I’ve
just been travelling back in time.
This may sound a bit weird, but it happened on a train journey today, as
I went to
London
for a meeting.
First of all I stood on Coventry Station platform and listened to the
announcer telling everyone where the next train was going to stop.
For a couple of years in the seventies I travelled to school in
Coventry
by train, and here were the same old names being read out.
“Canley, Tile Hill, Berkswell, Hampton-in-Arden”…
And once on the train to
London
I left my books and papers for a while and just looked out of the window for
the first dozen miles, as I recalled the landmarks of the old journey back home
to
Rugby
.
Just by Rugby Station are the shrunken remains of the once-extensive GEC factory
where I worked for three years before we were married.
The front offices are still there, also a select proportion of the
workshops and assembly areas, so I can still visualise the place as it was.
On down to
London
, and the reminiscence continued.
I was going to a meeting at our Church’s main offices, just south of
Kings Cross, so my journey took me out of Euston, along and down past the halls
of residence where I lived for two years at University, and within shouting
distance of the student hostel where Erica and I met.
Time travelling indeed, as in the course of an hour and a half I
revisited scenes familiar from nearly thirty years ago.
From
a distance, nothing has changed.
The railway follows the same course.
The fields between
Coventry
and
Rugby
are just as they were, the cement works still guarding the approach to Rugby
Station.
The buildings of
London
I used to live in are still in the same place, and I can still identify which
window belonged to “my” room overlooking
Cartwright
Gardens
.
Go
closer, and of course everything
has changed.
The halls of residence now boast double self-opening doors with a
swipe-card entryphone system to keep the warmth in and unwanted visitors out.
The factory in
Rugby
now employs hundreds, if that, where once it was two thousand.

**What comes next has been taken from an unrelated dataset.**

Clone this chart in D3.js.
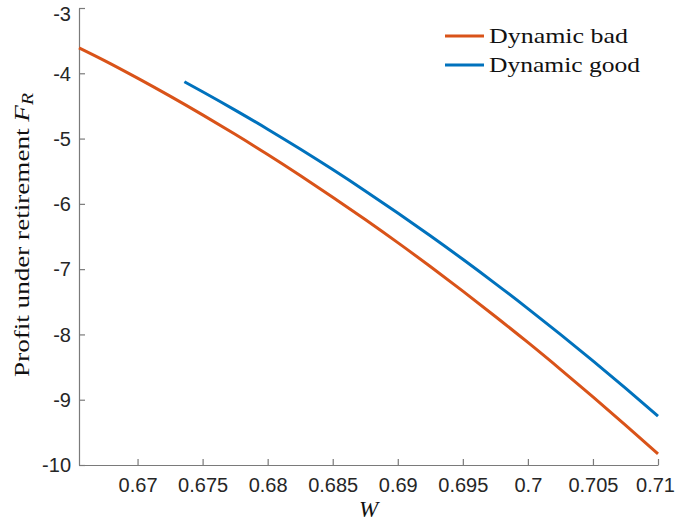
<!DOCTYPE html>
<html>
<head>
<meta charset="utf-8">
<script src="https://cdn.jsdelivr.net/npm/d3@7"></script>
<style>
  html, body { margin: 0; padding: 0; background: #fff; }
  svg { display: block; }
</style>
</head>
<body>
<svg id="chart" width="675" height="523"></svg>
<script>
// ---- data ----
const badW = [0.6655, 0.6675, 0.67, 0.6725, 0.675, 0.6775, 0.68, 0.6825, 0.685, 0.6875, 0.69, 0.6925, 0.695, 0.6975, 0.70, 0.7025, 0.705, 0.7075, 0.71];
const badF = [-3.61, -3.809, -4.074, -4.350, -4.637, -4.935, -5.244, -5.565, -5.897, -6.240, -6.594, -6.960, -7.337, -7.725, -8.123, -8.534, -8.955, -9.388, -9.83];
const goodW = [0.6736, 0.675, 0.6775, 0.68, 0.6825, 0.685, 0.6875, 0.69, 0.6925, 0.695, 0.6975, 0.70, 0.7025, 0.705, 0.7075, 0.71];
const goodF = [-4.13, -4.283, -4.564, -4.856, -5.160, -5.475, -5.802, -6.14, -6.489, -6.849, -7.221, -7.604, -7.999, -8.404, -8.821, -9.25];
const xTicks = [0.67, 0.675, 0.68, 0.685, 0.69, 0.695, 0.70, 0.705, 0.71];
const xTickLabels = ["0.67", "0.675", "0.68", "0.685", "0.69", "0.695", "0.7", "0.705", "0.71"];
const yTicks = [-3, -4, -5, -6, -7, -8, -9, -10];
const yTickLabels = ["-3", "-4", "-5", "-6", "-7", "-8", "-9", "-10"];
const seriesNames = ["Dynamic bad", "Dynamic good"];
const seriesColors = ["#D95319", "#0072BD"];
const yLabelText = "Profit under retirement ";
const xLabelText = "W";

// ---- layout ----
const L = 79, R = 658, T = 8, B = 465;
const svg = d3.select("#chart");
const x = d3.scaleLinear().domain([0.6655, 0.71]).range([L, R]);
const y = d3.scaleLinear().domain([-10, -3]).range([B, T]);

const axisColor = "#7a7a7a";
const labelColor = "#262626";
const tickFont = "'Liberation Sans', Arial, Helvetica, sans-serif";
const serif = "'Liberation Serif', 'Times New Roman', serif";

// x axis
const xAxis = d3.axisBottom(x).tickValues(xTicks)
  .tickFormat((d, i) => xTickLabels[i]).tickSizeInner(-6).tickSizeOuter(0).tickPadding(13);
const gx = svg.append("g").attr("transform", `translate(0,${B})`).call(xAxis);
gx.select(".domain").attr("stroke", axisColor).attr("stroke-width", 1.2);
gx.selectAll(".tick line").attr("stroke", axisColor).attr("stroke-width", 1.2);
gx.selectAll(".tick text").attr("fill", labelColor).attr("font-family", tickFont).attr("font-size", 20)
  .attr("dx", (d, i) => i === xTicks.length - 1 ? -3 : 0);

// y axis
const yAxis = d3.axisLeft(y).tickValues(yTicks)
  .tickFormat((d, i) => yTickLabels[i]).tickSizeInner(-6).tickSizeOuter(0).tickPadding(8);
const gy = svg.append("g").attr("transform", `translate(${L},0)`).call(yAxis);
gy.select(".domain").attr("stroke", axisColor).attr("stroke-width", 1.2);
gy.selectAll(".tick line").attr("stroke", axisColor).attr("stroke-width", 1.2);
gy.selectAll(".tick text").attr("fill", labelColor).attr("font-family", tickFont).attr("font-size", 20)
  .attr("dy", (d, i) => i === 0 ? "0.62em" : "0.34em");

// lines
const line = d3.line().x(d => x(d[0])).y(d => y(d[1])).curve(d3.curveMonotoneX);
const badData = badW.map((w, i) => [w, badF[i]]);
const goodData = goodW.map((w, i) => [w, goodF[i]]);
svg.append("path").datum(badData).attr("d", line)
  .attr("fill", "none").attr("stroke", seriesColors[0]).attr("stroke-width", 3);
svg.append("path").datum(goodData).attr("d", line)
  .attr("fill", "none").attr("stroke", seriesColors[1]).attr("stroke-width", 3);

// helper to fit text length
function fit(sel, len) {
  const n = sel.node();
  const w = n.getComputedTextLength();
  if (w > 0) sel.attr("textLength", len).attr("lengthAdjust", "spacingAndGlyphs");
}

// legend
const legY = [36, 65];
seriesNames.forEach((name, i) => {
  svg.append("line").attr("x1", 445).attr("x2", 484).attr("y1", legY[i]).attr("y2", legY[i])
    .attr("stroke", seriesColors[i]).attr("stroke-width", 3);
  const t = svg.append("text").attr("x", 489).attr("y", legY[i] + 6.5)
    .attr("font-family", serif).attr("font-size", 22).attr("fill", "#111").text(name);
  fit(t, i === 0 ? 139 : 151);
});

// y label
const yl = svg.append("text")
  .attr("transform", `translate(29,235) rotate(-90)`)
  .attr("text-anchor", "middle")
  .attr("font-family", serif).attr("font-size", 22).attr("fill", "#111");
yl.append("tspan").text(yLabelText);
yl.append("tspan").attr("font-style", "italic").text("F");
yl.append("tspan").attr("font-style", "italic").attr("font-size", 16).attr("dy", 4).text("R");
{
  const n = yl.node();
  const w = n.getComputedTextLength();
  const target = 284;
  yl.attr("transform", `translate(29,235) rotate(-90) scale(${target / w},1)`);
}

// x label
svg.append("text").attr("x", (L + R) / 2).attr("y", 517).attr("text-anchor", "middle")
  .attr("font-family", serif).attr("font-style", "italic").attr("font-size", 23).attr("fill", "#111")
  .text(xLabelText);
</script>
</body>
</html>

Yet it was good to see the old places again.
Not to wish myself back there, but to remind myself of good times, good
friends, some of the things that make me me.
On
a yet bigger scale I suppose I did more time travelling at the beginning of
September, when with a party from our church I went to the
island
of
Iona
. This
is the spot from where St Columba first spread Celtic Christianity to
Scotland
in the year 563.
While there our group and other visitors went to the bay where St Columba
first landed, saw the remains of an ancient hermit’s cell and worshipped in
the Abbey which was built, ruined and rebuilt on the site of St Columba’s
first church.
St
Columba wouldn’t recognise the modern slipway onto which the ferry deposited
us.
He would find the rebuilt Iona Abbey, despite its centuries-old
structure, still much too large and modern for his taste.
He would think our dress was luxurious and immodest, and goodness knows
what he would make of the handful of cars on the island!
But
he would recognise the silhouette of hills on the isle of
Mull
from behind which the sun rose every morning.
He would recognise the sound of the waves on the shore and the distant
view of
Staffa
and
Fingal’s Cave
.
He would recognise the moon and he would calculate the passing of the
weeks by its shape.
He would also recognise the sentiments and some of the words still used
in worship on his island.
We
are privileged to share these roots with him.
And with those who came after him.
The most fundamental parts of our heritage
- national, social, religious - can not be altered by humankind’s
tinkering on the edges.
They are still there to go back to.
I recommend a little time travel to you all.